İş artık öyle bir noktaya geldi ki, en üst seviyedeki takımlar mevcut taktiklerin hepsini kusursuz uygulamaya çalışıyor. Maç içinde sürekli strateji değiştiriyorlar, bilimsel metotların hepsinden faydalanmaya çalışıyorlar.

Tarif yapmadan geçmeyelim, “half space” merkez ile kanatlar arasında kalan iki eşit koridora deniyor.

Bir dönem Bundesliga’da yapılan her 103 ortada sadece 1 gol atılması Alman futbol adamlarını farklı çalışmalara zorladı. İşte tam da burada “half space” kullanımının önemi gözler önüne serildi.

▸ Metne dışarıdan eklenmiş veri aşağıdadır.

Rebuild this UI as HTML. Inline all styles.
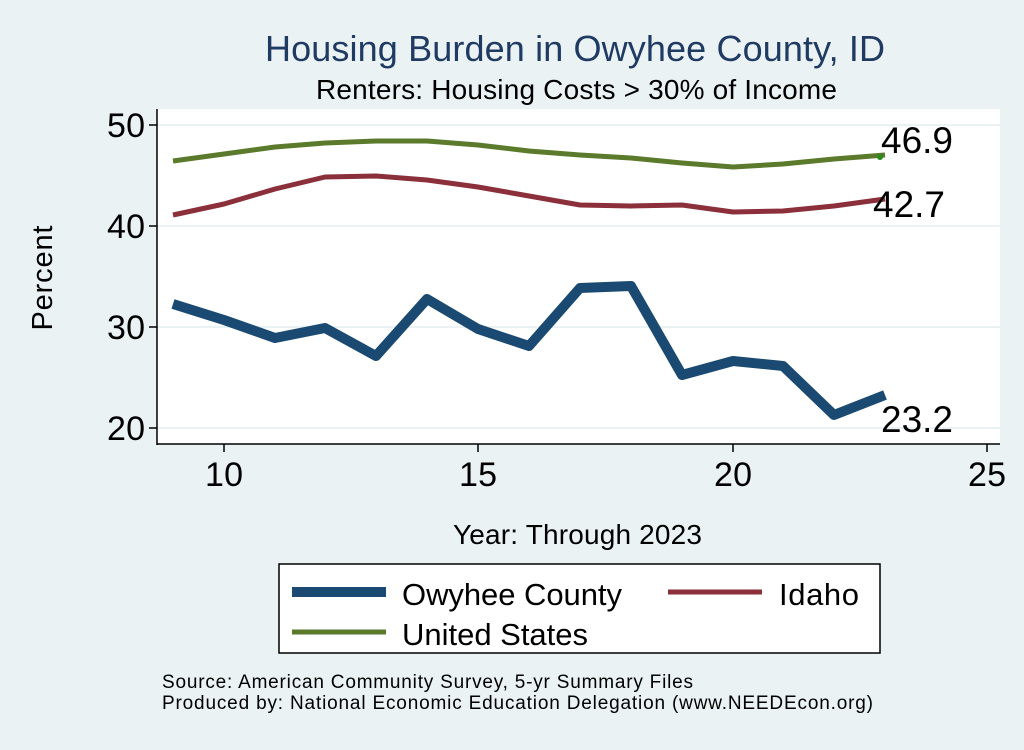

Orta yapmak yerine bu bölge üzerinden çizilen hücum setleri, gol atma ihtimalini kıyaslanamaz bir şekilde arttırdı.

Futbol gelişmeye devam edecek. Artık sadece yetenekli olmanın futbolcu olmaya yetmediği bir dönemdeyiz. Seneler önce bir futbolcunun maç başına 4 bin, 5 bin metre koştuğu zamanlardan 11 bin, 12 bin metrelerin koşulduğu zamanlara geldik.

Hem atlet olacaklar hem de bütün bu taktiksel karmaşayı anlayacak donanımda olacaklar.

Bütün bu taktik savaşları, dozu katlanarak artan antrenmanlar yüzünden futbolcuların makine gibi olması işin seyir zevkini azaltmıyor değil! Daha önce de dile getirdiğim gibi, işin taktik kısmını anlamaya çalışırsak seyrettiğimiz şeyden çok daha fazla keyif alabileceğiz.